* TASK OBJECTIVE:
Extract, in full, the lines below, beginning at the first and ending with the line that contains "import plotly.graph_objects as go". Pictures do not belong in the copy.

————

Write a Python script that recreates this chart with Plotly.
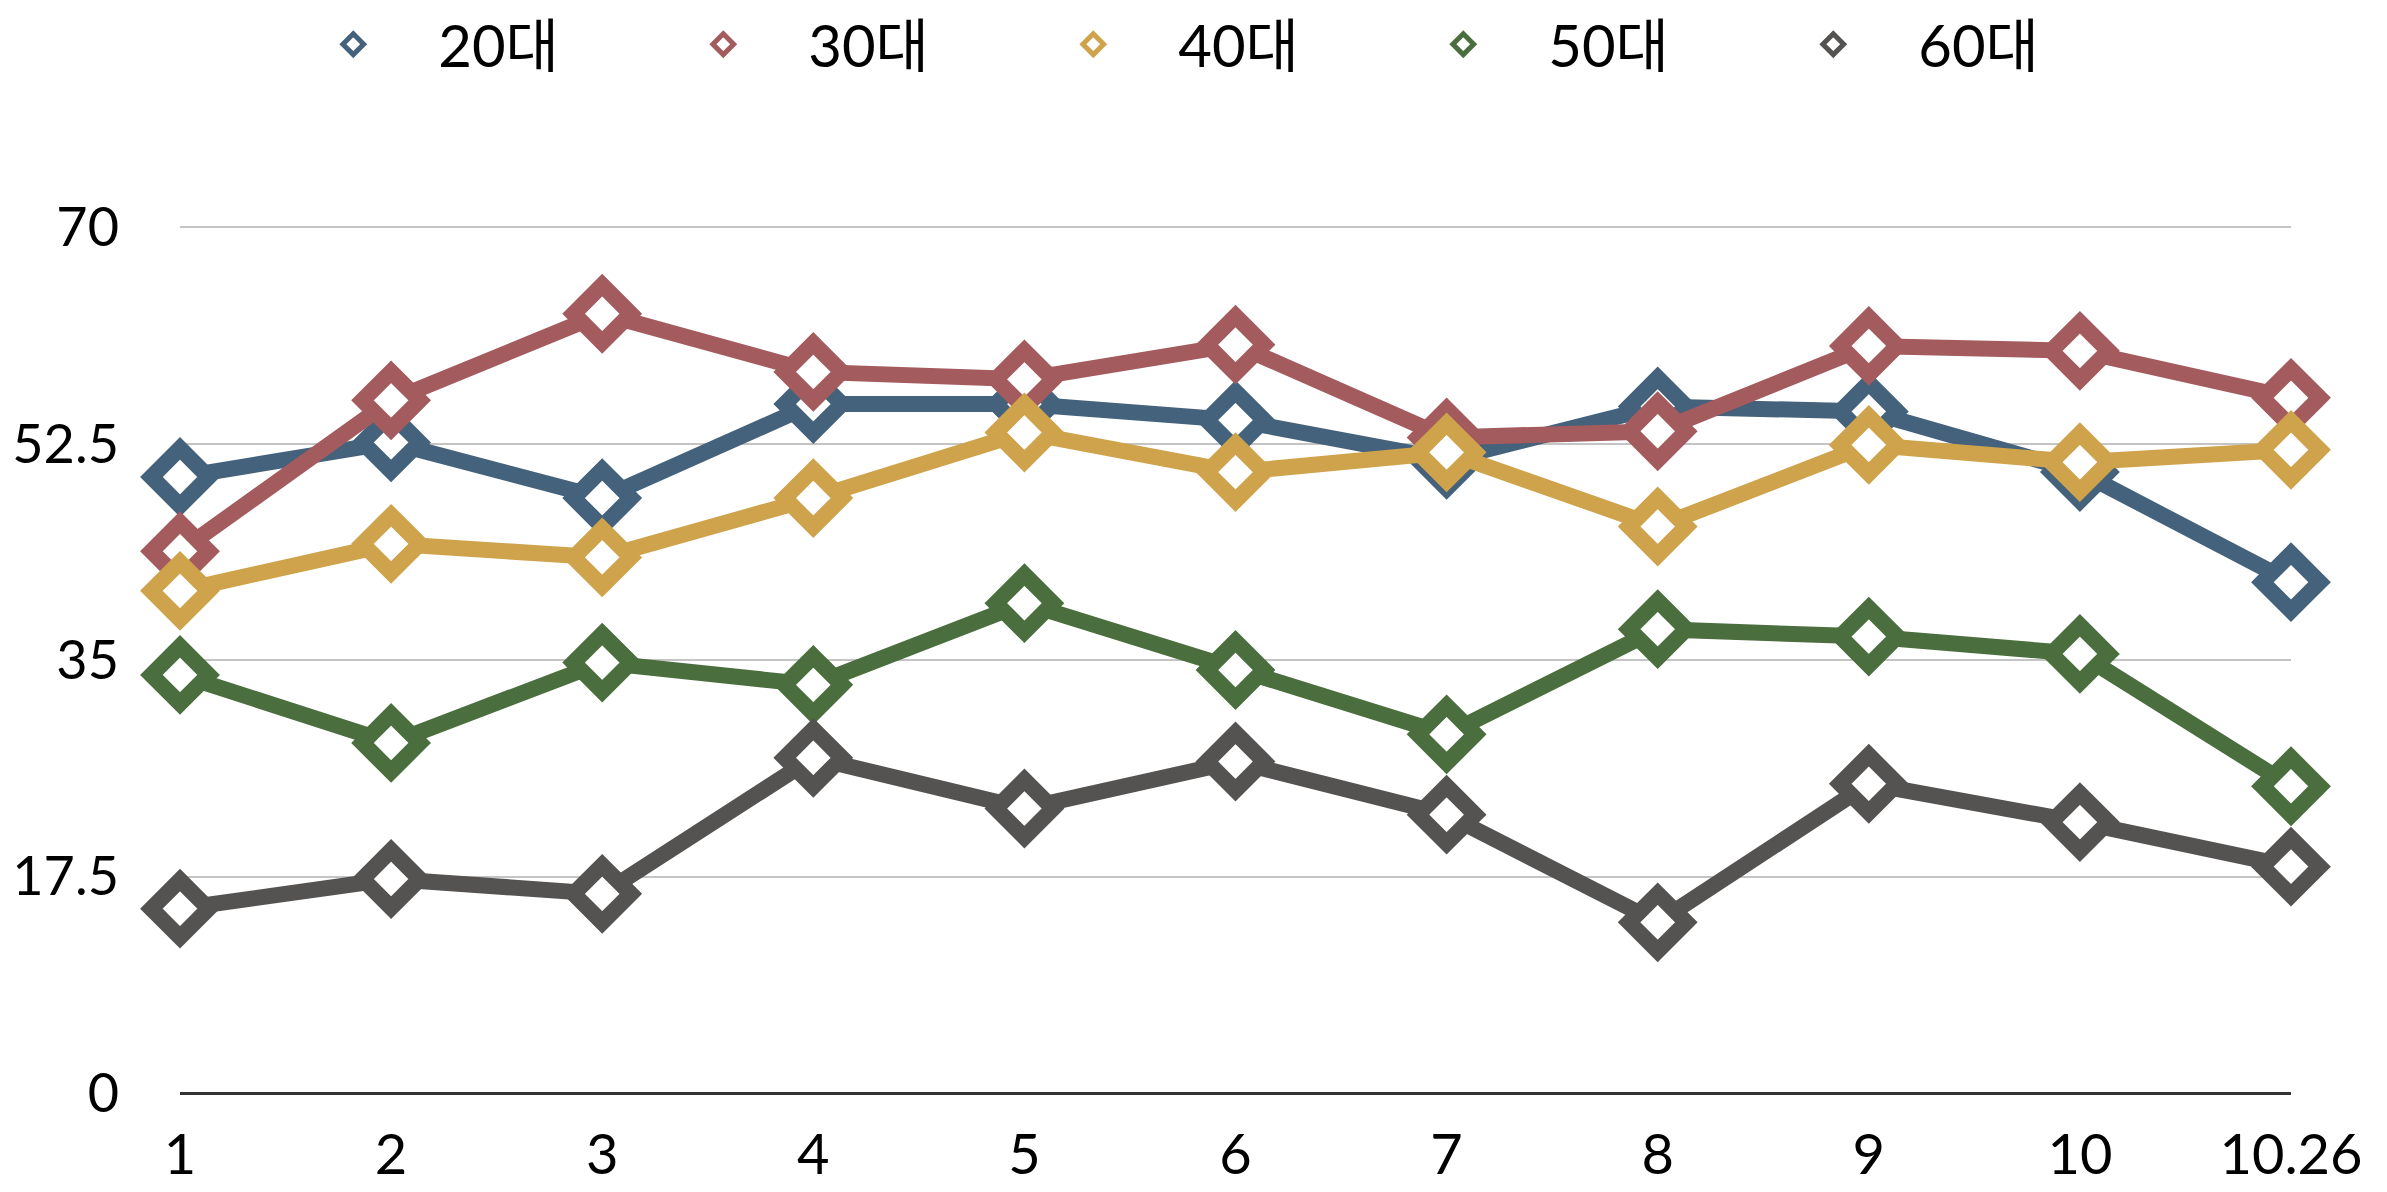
import plotly.graph_objects as go

categories = ["1", "2", "3", "4", "5", "6", "7", "8", "9", "10", "10.26"]
series_names = ["20대", "30대", "40대", "50대", "60대"]
v20 = [49.8, 52.6, 48.1, 55.7, 55.7, 54.4, 51.2, 55.5, 55.1, 50.2, 41.3]
v30 = [43.8, 56.0, 63.0, 58.3, 57.7, 60.5, 53.0, 53.5, 60.4, 60.0, 56.2]
v40 = [40.6, 44.4, 43.3, 48.1, 53.4, 50.2, 51.8, 45.8, 52.4, 51.0, 52.0]
v50 = [33.8, 28.3, 34.8, 33.0, 39.6, 34.2, 29.0, 37.5, 36.9, 35.5, 24.8]
v60 = [14.9, 17.3, 16.1, 27.1, 23.0, 26.8, 22.5, 13.8, 25.0, 21.9, 18.3]
y_ticks = [0, 17.5, 35, 52.5, 70]
y_tick_labels = ["0", "17.5", "35", "52.5", "70"]

colors = ["#44627B", "#A35B5E", "#CFA34B", "#4A6E3D", "#555352"]
all_values = [v20, v30, v40, v50, v60]

FONT = "Lato, 'Noto Sans CJK KR', sans-serif"

fig = go.Figure()
for name, vals, col in zip(series_names, all_values, colors):
    fig.add_trace(go.Scatter(
        x=categories, y=vals, name=name, mode="lines+markers",
        line=dict(color=col, width=16),
        marker=dict(symbol="diamond", size=44, color="white",
                    line=dict(color=col, width=16)),
        cliponaxis=False, showlegend=False, legendgroup=name,
    ))
# legend keys (marker only, like the original legend)
for name, col in zip(series_names, colors):
    fig.add_trace(go.Scatter(
        x=[None], y=[None], name=name, mode="markers",
        marker=dict(symbol="diamond", size=16, color="white",
                    line=dict(color=col, width=5)),
        showlegend=True, legendgroup=name,
    ))

fig.update_layout(
    width=2387, height=1192,
    paper_bgcolor="white", plot_bgcolor="white",
    margin=dict(l=180, r=96, t=221, b=99, autoexpand=False),
    font=dict(family=FONT, size=56, color="black"),
    showlegend=True,
    legend=dict(orientation="h", x=0.48, xanchor="center", xref="paper",
                y=1.0, yref="container", yanchor="top",
                font=dict(family=FONT, size=58, color="black"),
                entrywidth=195, entrywidthmode="pixels",
                itemsizing="trace", itemwidth=160),
    xaxis=dict(type="category", range=[0, len(categories) - 1],
               showgrid=False, showline=False, zeroline=False,
               ticks="", tickfont=dict(size=56), ticklabelstandoff=24),
    yaxis=dict(range=[0, 70.5], tickvals=y_ticks, ticktext=y_tick_labels,
               showgrid=True, gridcolor="#C4C4C4", gridwidth=2,
               zeroline=True, zerolinecolor="#333333", zerolinewidth=3,
               showline=False, ticks="", tickfont=dict(size=54),
               ticklabelstandoff=60),
)

fig.write_html("out.html",
               config={"displayModeBar": False},
               post_script="document.body.style.margin='0px';")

————

* EXPECTED ANSWER:
Write a Python script that recreates this chart with Plotly.
import plotly.graph_objects as go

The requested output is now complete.